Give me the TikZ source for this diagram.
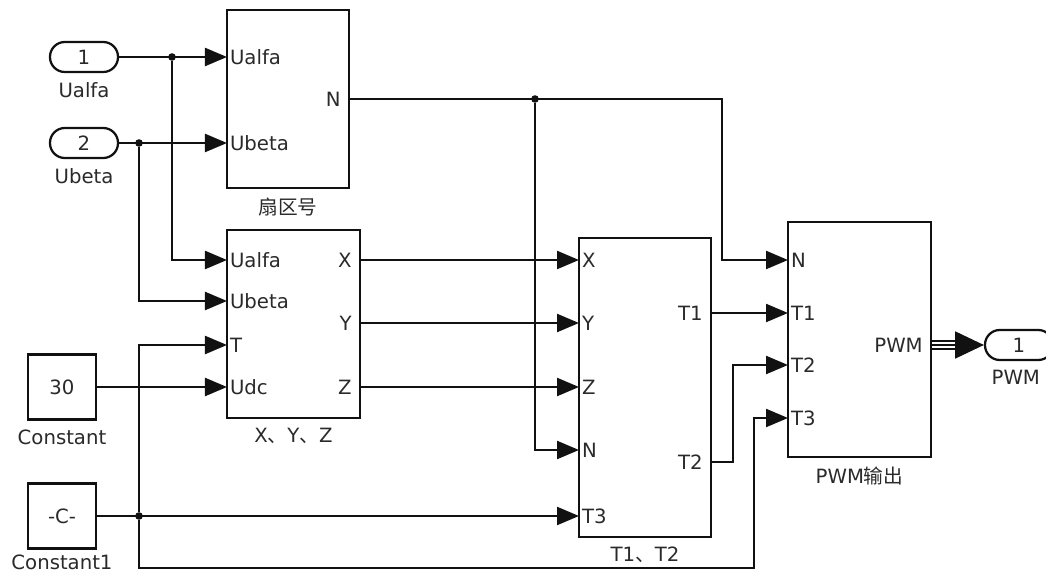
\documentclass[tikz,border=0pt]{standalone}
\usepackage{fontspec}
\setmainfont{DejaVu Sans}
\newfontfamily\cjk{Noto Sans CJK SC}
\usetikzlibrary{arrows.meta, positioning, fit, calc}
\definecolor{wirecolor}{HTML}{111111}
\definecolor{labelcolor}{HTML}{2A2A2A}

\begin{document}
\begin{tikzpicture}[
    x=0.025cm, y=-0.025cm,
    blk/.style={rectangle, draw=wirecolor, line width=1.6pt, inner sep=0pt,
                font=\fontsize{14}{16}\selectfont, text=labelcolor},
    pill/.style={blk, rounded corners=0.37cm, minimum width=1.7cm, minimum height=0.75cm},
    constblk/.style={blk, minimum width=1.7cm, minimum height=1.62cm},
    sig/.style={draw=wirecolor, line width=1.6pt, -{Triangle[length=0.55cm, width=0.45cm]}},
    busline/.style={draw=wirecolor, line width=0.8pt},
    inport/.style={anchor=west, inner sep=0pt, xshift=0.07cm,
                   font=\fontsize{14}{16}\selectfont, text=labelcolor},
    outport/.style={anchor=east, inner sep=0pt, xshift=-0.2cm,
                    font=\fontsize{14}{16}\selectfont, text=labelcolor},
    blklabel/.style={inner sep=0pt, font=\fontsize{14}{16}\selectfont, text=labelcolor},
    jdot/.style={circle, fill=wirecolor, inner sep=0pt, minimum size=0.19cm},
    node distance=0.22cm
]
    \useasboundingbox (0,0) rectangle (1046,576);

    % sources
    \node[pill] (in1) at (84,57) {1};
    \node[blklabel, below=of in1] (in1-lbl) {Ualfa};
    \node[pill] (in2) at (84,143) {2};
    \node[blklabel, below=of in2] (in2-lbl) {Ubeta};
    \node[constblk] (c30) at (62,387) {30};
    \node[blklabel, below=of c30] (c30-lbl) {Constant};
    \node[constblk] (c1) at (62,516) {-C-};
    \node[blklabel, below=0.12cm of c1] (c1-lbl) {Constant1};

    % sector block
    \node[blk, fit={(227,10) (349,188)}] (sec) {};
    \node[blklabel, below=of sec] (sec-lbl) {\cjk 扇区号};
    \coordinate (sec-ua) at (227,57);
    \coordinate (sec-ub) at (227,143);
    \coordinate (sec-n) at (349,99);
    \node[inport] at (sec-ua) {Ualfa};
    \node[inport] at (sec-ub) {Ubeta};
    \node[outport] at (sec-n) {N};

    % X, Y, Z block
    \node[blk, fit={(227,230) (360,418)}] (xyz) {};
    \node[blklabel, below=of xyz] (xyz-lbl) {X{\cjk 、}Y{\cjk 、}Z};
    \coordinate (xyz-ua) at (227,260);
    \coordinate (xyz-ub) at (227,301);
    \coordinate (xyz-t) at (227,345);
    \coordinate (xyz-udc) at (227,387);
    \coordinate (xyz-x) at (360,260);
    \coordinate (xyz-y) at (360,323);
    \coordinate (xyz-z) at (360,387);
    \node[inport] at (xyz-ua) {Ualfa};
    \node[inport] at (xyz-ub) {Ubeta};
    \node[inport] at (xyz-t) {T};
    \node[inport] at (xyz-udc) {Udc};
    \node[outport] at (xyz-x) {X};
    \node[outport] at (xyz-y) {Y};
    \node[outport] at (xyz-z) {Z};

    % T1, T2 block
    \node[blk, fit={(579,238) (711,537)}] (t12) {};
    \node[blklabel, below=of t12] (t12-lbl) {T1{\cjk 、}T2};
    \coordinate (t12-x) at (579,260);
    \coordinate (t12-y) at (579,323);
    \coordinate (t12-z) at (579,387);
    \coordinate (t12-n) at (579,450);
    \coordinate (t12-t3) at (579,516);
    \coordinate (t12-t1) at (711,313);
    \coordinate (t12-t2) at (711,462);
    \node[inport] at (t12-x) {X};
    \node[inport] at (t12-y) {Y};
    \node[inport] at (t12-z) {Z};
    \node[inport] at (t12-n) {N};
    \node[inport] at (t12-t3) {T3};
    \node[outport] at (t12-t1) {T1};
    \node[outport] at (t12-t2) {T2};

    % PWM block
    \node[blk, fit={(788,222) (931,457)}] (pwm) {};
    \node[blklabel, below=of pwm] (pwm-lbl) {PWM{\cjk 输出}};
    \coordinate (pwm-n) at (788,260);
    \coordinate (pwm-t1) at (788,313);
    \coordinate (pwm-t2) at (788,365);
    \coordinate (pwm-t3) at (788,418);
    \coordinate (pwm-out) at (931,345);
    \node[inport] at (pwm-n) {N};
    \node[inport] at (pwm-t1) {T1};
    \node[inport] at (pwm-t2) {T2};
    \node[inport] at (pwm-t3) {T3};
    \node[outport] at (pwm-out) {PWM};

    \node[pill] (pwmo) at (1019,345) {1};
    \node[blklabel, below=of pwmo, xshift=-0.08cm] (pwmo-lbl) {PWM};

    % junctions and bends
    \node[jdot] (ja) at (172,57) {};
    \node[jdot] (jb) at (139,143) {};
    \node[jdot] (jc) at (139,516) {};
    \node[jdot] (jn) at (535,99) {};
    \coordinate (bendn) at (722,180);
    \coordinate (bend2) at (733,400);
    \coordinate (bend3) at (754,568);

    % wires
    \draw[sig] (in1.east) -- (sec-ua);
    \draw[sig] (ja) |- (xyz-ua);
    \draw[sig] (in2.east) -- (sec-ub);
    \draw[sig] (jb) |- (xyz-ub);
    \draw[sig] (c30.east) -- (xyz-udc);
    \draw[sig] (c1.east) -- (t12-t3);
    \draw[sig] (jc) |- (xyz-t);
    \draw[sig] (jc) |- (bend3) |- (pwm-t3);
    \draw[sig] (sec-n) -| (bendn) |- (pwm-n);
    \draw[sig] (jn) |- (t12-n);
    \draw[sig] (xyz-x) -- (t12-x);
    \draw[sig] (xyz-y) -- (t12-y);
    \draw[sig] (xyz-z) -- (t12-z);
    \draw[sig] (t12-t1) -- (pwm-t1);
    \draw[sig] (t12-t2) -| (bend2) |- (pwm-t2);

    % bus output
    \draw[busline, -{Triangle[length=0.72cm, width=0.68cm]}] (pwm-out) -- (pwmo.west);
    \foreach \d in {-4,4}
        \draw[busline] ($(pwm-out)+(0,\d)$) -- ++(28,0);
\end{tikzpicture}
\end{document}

__Exercise__. Every line of the data above should be quoted exactly. Omit the pictures.

__Answer in full__.
Give me the TikZ source for this diagram.
\documentclass[tikz,border=0pt]{standalone}
\usepackage{fontspec}
\setmainfont{DejaVu Sans}
\newfontfamily\cjk{Noto Sans CJK SC}
\usetikzlibrary{arrows.meta, positioning, fit, calc}
\definecolor{wirecolor}{HTML}{111111}
\definecolor{labelcolor}{HTML}{2A2A2A}

\begin{document}
\begin{tikzpicture}[
    x=0.025cm, y=-0.025cm,
    blk/.style={rectangle, draw=wirecolor, line width=1.6pt, inner sep=0pt,
                font=\fontsize{14}{16}\selectfont, text=labelcolor},
    pill/.style={blk, rounded corners=0.37cm, minimum width=1.7cm, minimum height=0.75cm},
    constblk/.style={blk, minimum width=1.7cm, minimum height=1.62cm},
    sig/.style={draw=wirecolor, line width=1.6pt, -{Triangle[length=0.55cm, width=0.45cm]}},
    busline/.style={draw=wirecolor, line width=0.8pt},
    inport/.style={anchor=west, inner sep=0pt, xshift=0.07cm,
                   font=\fontsize{14}{16}\selectfont, text=labelcolor},
    outport/.style={anchor=east, inner sep=0pt, xshift=-0.2cm,
                    font=\fontsize{14}{16}\selectfont, text=labelcolor},
    blklabel/.style={inner sep=0pt, font=\fontsize{14}{16}\selectfont, text=labelcolor},
    jdot/.style={circle, fill=wirecolor, inner sep=0pt, minimum size=0.19cm},
    node distance=0.22cm
]
    \useasboundingbox (0,0) rectangle (1046,576);

    % sources
    \node[pill] (in1) at (84,57) {1};
    \node[blklabel, below=of in1] (in1-lbl) {Ualfa};
    \node[pill] (in2) at (84,143) {2};
    \node[blklabel, below=of in2] (in2-lbl) {Ubeta};
    \node[constblk] (c30) at (62,387) {30};
    \node[blklabel, below=of c30] (c30-lbl) {Constant};
    \node[constblk] (c1) at (62,516) {-C-};
    \node[blklabel, below=0.12cm of c1] (c1-lbl) {Constant1};

    % sector block
    \node[blk, fit={(227,10) (349,188)}] (sec) {};
    \node[blklabel, below=of sec] (sec-lbl) {\cjk 扇区号};
    \coordinate (sec-ua) at (227,57);
    \coordinate (sec-ub) at (227,143);
    \coordinate (sec-n) at (349,99);
    \node[inport] at (sec-ua) {Ualfa};
    \node[inport] at (sec-ub) {Ubeta};
    \node[outport] at (sec-n) {N};

    % X, Y, Z block
    \node[blk, fit={(227,230) (360,418)}] (xyz) {};
    \node[blklabel, below=of xyz] (xyz-lbl) {X{\cjk 、}Y{\cjk 、}Z};
    \coordinate (xyz-ua) at (227,260);
    \coordinate (xyz-ub) at (227,301);
    \coordinate (xyz-t) at (227,345);
    \coordinate (xyz-udc) at (227,387);
    \coordinate (xyz-x) at (360,260);
    \coordinate (xyz-y) at (360,323);
    \coordinate (xyz-z) at (360,387);
    \node[inport] at (xyz-ua) {Ualfa};
    \node[inport] at (xyz-ub) {Ubeta};
    \node[inport] at (xyz-t) {T};
    \node[inport] at (xyz-udc) {Udc};
    \node[outport] at (xyz-x) {X};
    \node[outport] at (xyz-y) {Y};
    \node[outport] at (xyz-z) {Z};

    % T1, T2 block
    \node[blk, fit={(579,238) (711,537)}] (t12) {};
    \node[blklabel, below=of t12] (t12-lbl) {T1{\cjk 、}T2};
    \coordinate (t12-x) at (579,260);
    \coordinate (t12-y) at (579,323);
    \coordinate (t12-z) at (579,387);
    \coordinate (t12-n) at (579,450);
    \coordinate (t12-t3) at (579,516);
    \coordinate (t12-t1) at (711,313);
    \coordinate (t12-t2) at (711,462);
    \node[inport] at (t12-x) {X};
    \node[inport] at (t12-y) {Y};
    \node[inport] at (t12-z) {Z};
    \node[inport] at (t12-n) {N};
    \node[inport] at (t12-t3) {T3};
    \node[outport] at (t12-t1) {T1};
    \node[outport] at (t12-t2) {T2};

    % PWM block
    \node[blk, fit={(788,222) (931,457)}] (pwm) {};
    \node[blklabel, below=of pwm] (pwm-lbl) {PWM{\cjk 输出}};
    \coordinate (pwm-n) at (788,260);
    \coordinate (pwm-t1) at (788,313);
    \coordinate (pwm-t2) at (788,365);
    \coordinate (pwm-t3) at (788,418);
    \coordinate (pwm-out) at (931,345);
    \node[inport] at (pwm-n) {N};
    \node[inport] at (pwm-t1) {T1};
    \node[inport] at (pwm-t2) {T2};
    \node[inport] at (pwm-t3) {T3};
    \node[outport] at (pwm-out) {PWM};

    \node[pill] (pwmo) at (1019,345) {1};
    \node[blklabel, below=of pwmo, xshift=-0.08cm] (pwmo-lbl) {PWM};

    % junctions and bends
    \node[jdot] (ja) at (172,57) {};
    \node[jdot] (jb) at (139,143) {};
    \node[jdot] (jc) at (139,516) {};
    \node[jdot] (jn) at (535,99) {};
    \coordinate (bendn) at (722,180);
    \coordinate (bend2) at (733,400);
    \coordinate (bend3) at (754,568);

    % wires
    \draw[sig] (in1.east) -- (sec-ua);
    \draw[sig] (ja) |- (xyz-ua);
    \draw[sig] (in2.east) -- (sec-ub);
    \draw[sig] (jb) |- (xyz-ub);
    \draw[sig] (c30.east) -- (xyz-udc);
    \draw[sig] (c1.east) -- (t12-t3);
    \draw[sig] (jc) |- (xyz-t);
    \draw[sig] (jc) |- (bend3) |- (pwm-t3);
    \draw[sig] (sec-n) -| (bendn) |- (pwm-n);
    \draw[sig] (jn) |- (t12-n);
    \draw[sig] (xyz-x) -- (t12-x);
    \draw[sig] (xyz-y) -- (t12-y);
    \draw[sig] (xyz-z) -- (t12-z);
    \draw[sig] (t12-t1) -- (pwm-t1);
    \draw[sig] (t12-t2) -| (bend2) |- (pwm-t2);

    % bus output
    \draw[busline, -{Triangle[length=0.72cm, width=0.68cm]}] (pwm-out) -- (pwmo.west);
    \foreach \d in {-4,4}
        \draw[busline] ($(pwm-out)+(0,\d)$) -- ++(28,0);
\end{tikzpicture}
\end{document}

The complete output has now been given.